### REQUIREMENT:
Copy the listing below in full and skip every picture.

□ □ □ □ □

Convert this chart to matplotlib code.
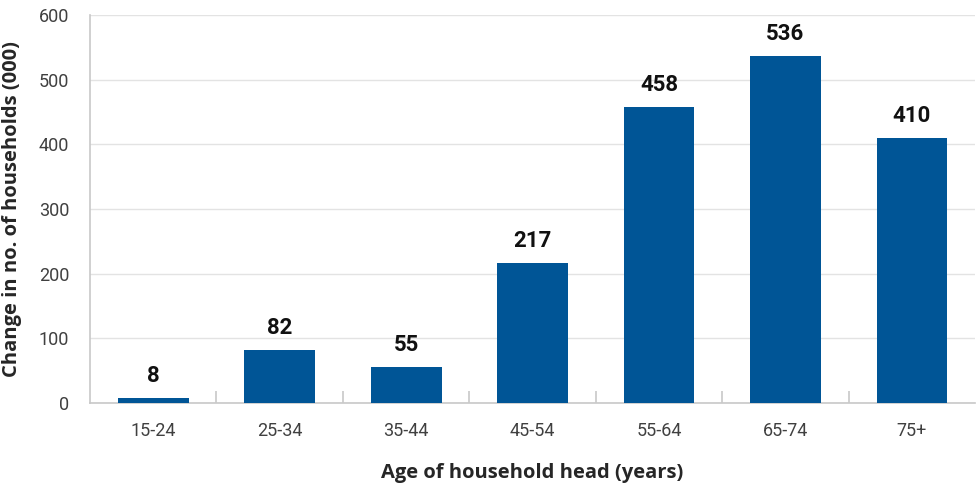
import matplotlib
matplotlib.use("Agg")
import matplotlib.pyplot as plt
from matplotlib import font_manager

categories = ["15-24", "25-34", "35-44", "45-54", "55-64", "65-74", "75+"]
values = [8, 82, 55, 217, 458, 536, 410]
yticks = [0, 100, 200, 300, 400, 500, 600]

names = {f.name for f in font_manager.fontManager.ttflist}
narrow = "Liberation Sans Narrow" if "Liberation Sans Narrow" in names else "Roboto"

fig = plt.figure(figsize=(9.77, 4.88), dpi=100)
ax = fig.add_axes([0.0921, 0.1742, 0.906, 0.7951])

x = range(len(categories))
bars = ax.bar(x, values, width=0.56, color="#005596", zorder=3)
ax.set_xlim(-0.5, len(categories) - 0.5)
ax.set_ylim(0, 600)
ax.set_yticks(yticks)
ax.set_yticklabels([str(t) for t in yticks], fontfamily=narrow, fontsize=13, color="#404040")
ax.set_xticks(list(x))
ax.set_xticklabels(categories, fontfamily=narrow, fontsize=13, color="#404040")
ax.tick_params(axis="both", which="major", length=0)
ax.tick_params(axis="y", pad=15)
ax.tick_params(axis="x", pad=14)
# category boundary ticks
ax.set_xticks([i + 0.5 for i in range(len(categories) - 1)], minor=True)
ax.tick_params(axis="x", which="minor", direction="in", length=9, color="#c8c8c8", width=1.2)

ax.grid(axis="y", color="#e3e3e3", linewidth=1, zorder=0)
for s in ["top", "right"]:
    ax.spines[s].set_visible(False)
ax.spines["left"].set_color("#c8c8c8")
ax.spines["bottom"].set_color("#c8c8c8")
ax.spines["left"].set_linewidth(1.2)
ax.spines["bottom"].set_linewidth(1.2)

for xi, v in zip(x, values):
    ax.annotate(str(v), (xi, v), xytext=(0, 8), textcoords="offset points",
                ha="center", va="bottom", fontfamily=narrow, fontweight="bold",
                fontsize=16, color="#111111")

ax.set_ylabel("Change in no. of households (000)", fontfamily="Open Sans",
              fontweight="bold", fontsize=14.5, color="#262626", labelpad=12)
ax.set_xlabel("Age of household head (years)", fontfamily="Open Sans",
              fontweight="bold", fontsize=14.5, color="#262626", labelpad=16)

fig.savefig("out.png", dpi=100)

□ □ □ □ □

### ANSWER FOR THIS EXERCISE:
Convert this chart to matplotlib code.
import matplotlib
matplotlib.use("Agg")
import matplotlib.pyplot as plt
from matplotlib import font_manager

categories = ["15-24", "25-34", "35-44", "45-54", "55-64", "65-74", "75+"]
values = [8, 82, 55, 217, 458, 536, 410]
yticks = [0, 100, 200, 300, 400, 500, 600]

names = {f.name for f in font_manager.fontManager.ttflist}
narrow = "Liberation Sans Narrow" if "Liberation Sans Narrow" in names else "Roboto"

fig = plt.figure(figsize=(9.77, 4.88), dpi=100)
ax = fig.add_axes([0.0921, 0.1742, 0.906, 0.7951])

x = range(len(categories))
bars = ax.bar(x, values, width=0.56, color="#005596", zorder=3)
ax.set_xlim(-0.5, len(categories) - 0.5)
ax.set_ylim(0, 600)
ax.set_yticks(yticks)
ax.set_yticklabels([str(t) for t in yticks], fontfamily=narrow, fontsize=13, color="#404040")
ax.set_xticks(list(x))
ax.set_xticklabels(categories, fontfamily=narrow, fontsize=13, color="#404040")
ax.tick_params(axis="both", which="major", length=0)
ax.tick_params(axis="y", pad=15)
ax.tick_params(axis="x", pad=14)
# category boundary ticks
ax.set_xticks([i + 0.5 for i in range(len(categories) - 1)], minor=True)
ax.tick_params(axis="x", which="minor", direction="in", length=9, color="#c8c8c8", width=1.2)

ax.grid(axis="y", color="#e3e3e3", linewidth=1, zorder=0)
for s in ["top", "right"]:
    ax.spines[s].set_visible(False)
ax.spines["left"].set_color("#c8c8c8")
ax.spines["bottom"].set_color("#c8c8c8")
ax.spines["left"].set_linewidth(1.2)
ax.spines["bottom"].set_linewidth(1.2)

for xi, v in zip(x, values):
    ax.annotate(str(v), (xi, v), xytext=(0, 8), textcoords="offset points",
                ha="center", va="bottom", fontfamily=narrow, fontweight="bold",
                fontsize=16, color="#111111")

ax.set_ylabel("Change in no. of households (000)", fontfamily="Open Sans",
              fontweight="bold", fontsize=14.5, color="#262626", labelpad=12)
ax.set_xlabel("Age of household head (years)", fontfamily="Open Sans",
              fontweight="bold", fontsize=14.5, color="#262626", labelpad=16)

fig.savefig("out.png", dpi=100)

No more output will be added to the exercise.